En México,
pocas transformaciones han sido tan profundas y tan contradictorias como la
militarización del poder civil durante los gobiernos de Morena. Quienes hoy gobiernan
fueron, durante años, férreos críticos del uso de las Fuerzas Armadas en tareas
de seguridad pública, señalando riesgos para los derechos humanos, la
democracia y el equilibrio institucional. Hoy, ya en el poder, no solo han
sostenido esa presencia, sino que la han ampliado, institucionalizado y
normalizado en dimensiones inéditas.
Este viraje
no es menor. No se trata de un simple ajuste estratégico, sino de un giro
doctrinal que contradice frontalmente el discurso que sostuvo a un movimiento político
que prometía lo contrario de lo que hacían los antecesores y que ahora ellos
mismos hacen con un mayor énfasis. La presencia militar se ha extendido más
allá de las calles y los operativos: está ahora en las aduanas, en la
administración de aeropuertos, en las obras públicas, en programas sociales, en
la inteligencia civil y hasta en las finanzas. De una participación
excepcional, hemos pasado a una dependencia estructural.
En los años
de Felipe Calderón y Enrique Peña Nieto, la entonces oposición, con López
Obrador a al frente, denunció constantemente el uso del Ejército para funciones
que la Constitución reserva a las autoridades civiles. Las denuncias eran
legítimas: durante ese periodo, los organismos de derechos humanos registraron
un aumento en las violaciones por elementos castrenses, y la estrategia de
“guerra contra el narco” dejó miles de víctimas colaterales.
El propio López Obrador, en su libro La salida (2017), señalaba los peligros de
militarizar la seguridad pública y proponía crear una Guardia Nacional que
combinara elementos civiles y militares, pero bajo un mando civil. La lógica
era clara: fortalecer a las instituciones policiales y reducir gradualmente la
participación de las Fuerzas Armadas. La promesa fue que “el Ejército volvería
a sus cuarteles”.
Sin embargo, una vez en el poder, la narrativa cambió. La Guardia Nacional
nació con discurso civil, pero estructura y entrenamiento militar. Recientemente
se consumó el traspaso formal de su control a la Secretaría de la Defensa
Nacional (SEDENA), ignorando la división constitucional original entre
autoridades civiles y militares.
Lo que
agrava esta contradicción es que la presencia militar no se limita a la
seguridad. Las Fuerzas Armadas han sido encargadas de construir aeropuertos
como el AIFA, el Tren Maya, bancos del Bienestar, y recientemente se les
entregó el control administrativo de varios puertos y aduanas. Administran
aerolíneas, empresas estatales, y ejercen presupuesto sin rendición de cuentas
pública.
Quienes hoy
gobiernan decían que el Ejército en las calles ponía en riesgo los derechos
humanos. Hoy, aunque con menor cobertura mediática merced a una CNDH capturada
por el gobierno, siguen ocurriendo ejecuciones arbitrarias, desapariciones
forzadas y detenciones ilegales atribuibles a militares.

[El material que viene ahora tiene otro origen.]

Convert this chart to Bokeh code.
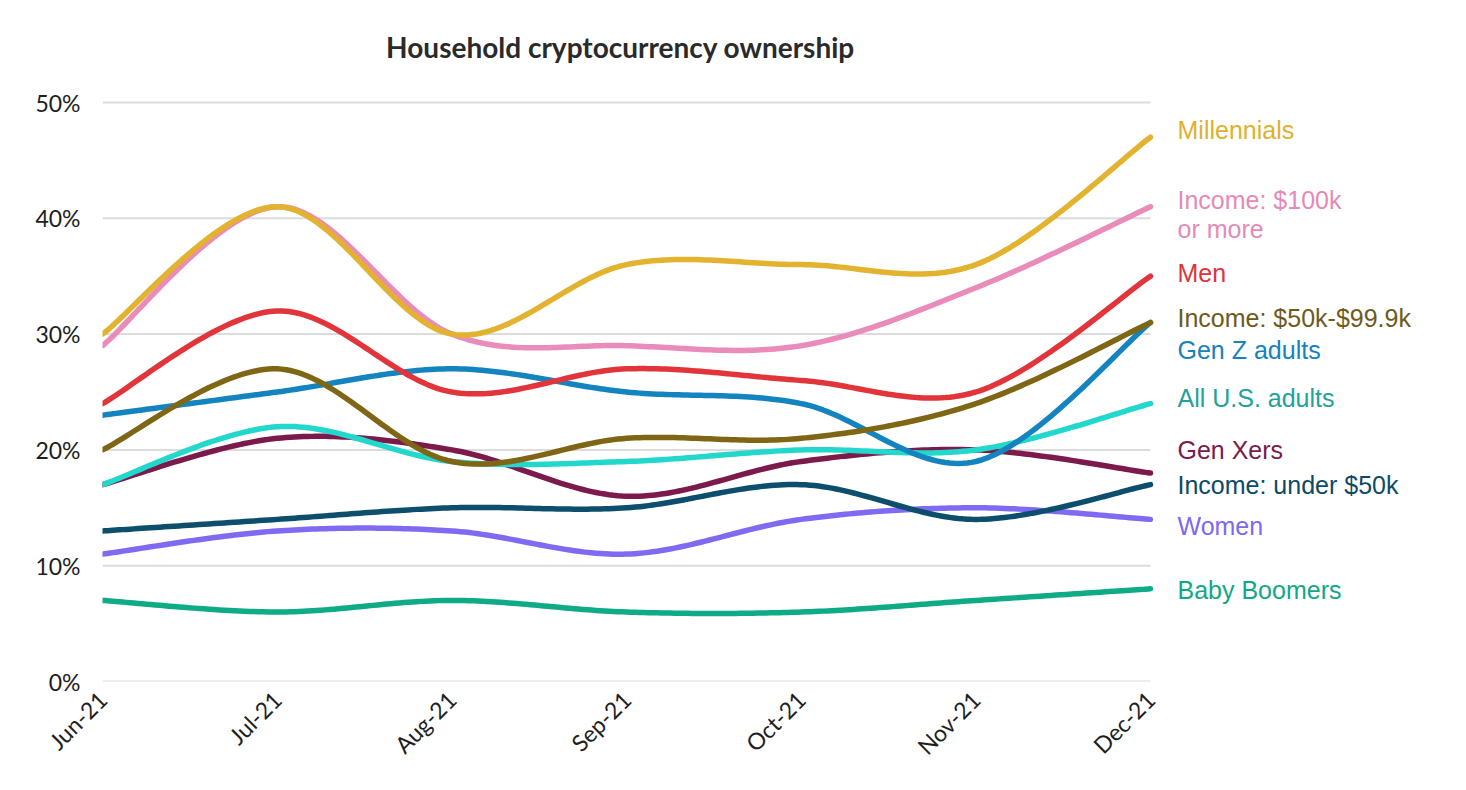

Decían también que la opacidad del Ejército era incompatible con la democracia.
Hoy, miles de contratos adjudicados a SEDENA y SEMAR han sido clasificados como
de “seguridad nacional”, obstaculizando el escrutinio público.
Se advertía que el poder armado debía someterse al civil. Pero en la práctica,
el gobierno ha cedido el control de áreas estratégicas.
Desde el
gobierno se argumenta que las Fuerzas Armadas son más confiables que las
policías civiles, que están menos expuestas a la corrupción y que han
demostrado capacidad operativa. En parte es cierto, de hecho, esos eran los
argumentos de Calderón y Peña, pero eso no justifica entregarle tareas para las
que no fue creado.
La lógica democrática no es confiar ciegamente en las instituciones, sino
establecer controles, límites y responsabilidades. Si la solución a los males
del Estado civil es sustituirlo por una lógica militar, entonces no estamos
corrigiendo el problema: estamos cancelando la posibilidad de fortalecer la
democracia.
Más allá de
las obras construidas, la mayor pérdida puede ser la institucional: se ha
debilitado la noción de que los civiles deben controlar el uso de la fuerza,
administrar los recursos públicos y ejercer el poder político. Si la tendencia
continúa, lo que está en juego no es solo una estrategia de seguridad, sino el
tipo de Estado que se está construyendo.
La
militarización en tiempos de Calderón y Peña Nieto fue denunciada como una
traición a los principios democráticos. Hoy, esa misma lógica exacerbada ha
sido asumida como política de Estado por quienes entonces la resistían y se
presentaban como alternativa ética.
Negar la contradicción es mentir. Minimizar los riesgos es irresponsable. Y
normalizar esta situación es peligroso.